At least one company, Range Resources of Fort Worth, Texas, said it
hadn't been reporting much of its recycled wastewater at all, because
it believed the DEP's tracking system only covered water that the
company sent out for treatment or disposal, not fluids it reused on the
spot.
Another company that had boasted of a near 100 percent recycling rate,
Cabot Oil & Gas, also Houston-based, told the AP that the figure
only included fluids that gush from a well once it is opened for
production by a process known as hydraulic fracturing. Company
spokesman George Stark said it didn't include different types of
wastewater unrelated to fracturing, like groundwater or rainwater
contaminated during the drilling process by chemically tainted drilling
muds.
DEP officials did not immediately respond to inquiries about the
problems with the state's data.
The AP reported in January that previous attempts by the state to track
where wastewater was going were also flawed.
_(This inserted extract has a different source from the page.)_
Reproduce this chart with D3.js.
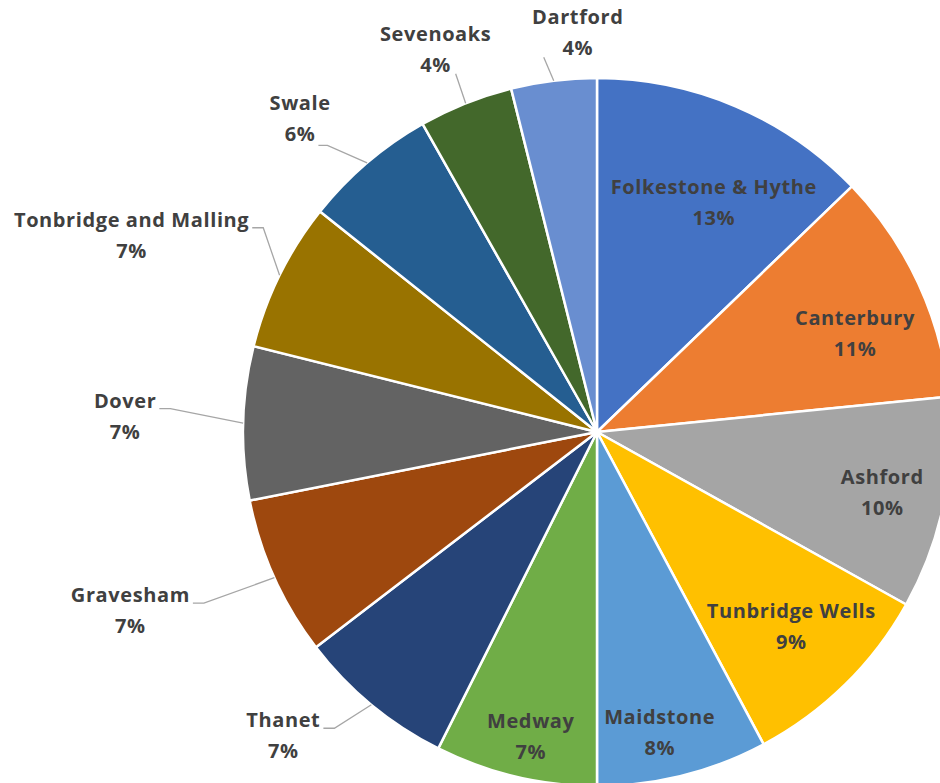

Some companies reported
that wells had generated wastewater, but failed to say where it went.
The state was unable to account for the disposal method for nearly 1.3
million barrels of wastewater, or about a fifth of the total reported
in the 12 month period that ended June 30. At least some went to a
facility that had not received permission from regulators.
Among large gas-producing states, Pennsylvania is the only one that
allows substantial amounts of wastewater produced by gas drilling to be
discharged into rivers. Other states don't allow the practice because
of environmental concerns. The preferred disposal method in most other
places is to inject the well water into rock formations far
underground, where it can't contaminate surface water.
Liquid that comes out of the wells - first in a gush, and then
gradually for the years and decades it is in operation - is ultra-salty
and contaminated with substances like barium, strontium, radium, and
other things that can be damaging to the environment.
Pennsylvania's strategy for protecting the health of its rivers is
based partly on knowing which waterways are getting the waste, and how
much they are receiving.
Regulators monitor which rivers are being used as discharge points for
treated well wastewater, and use reports filed by Seneca and other
companies to help decide which waterways should be watched for signs
that the rivers aren't assimilating the waste stream. Even if Seneca's
data error had gone unnoticed - unlikely given the size of the blunder
- it probably would not have had an effect on that effort, because it
involved waste not sent to treatment plants for river disposal.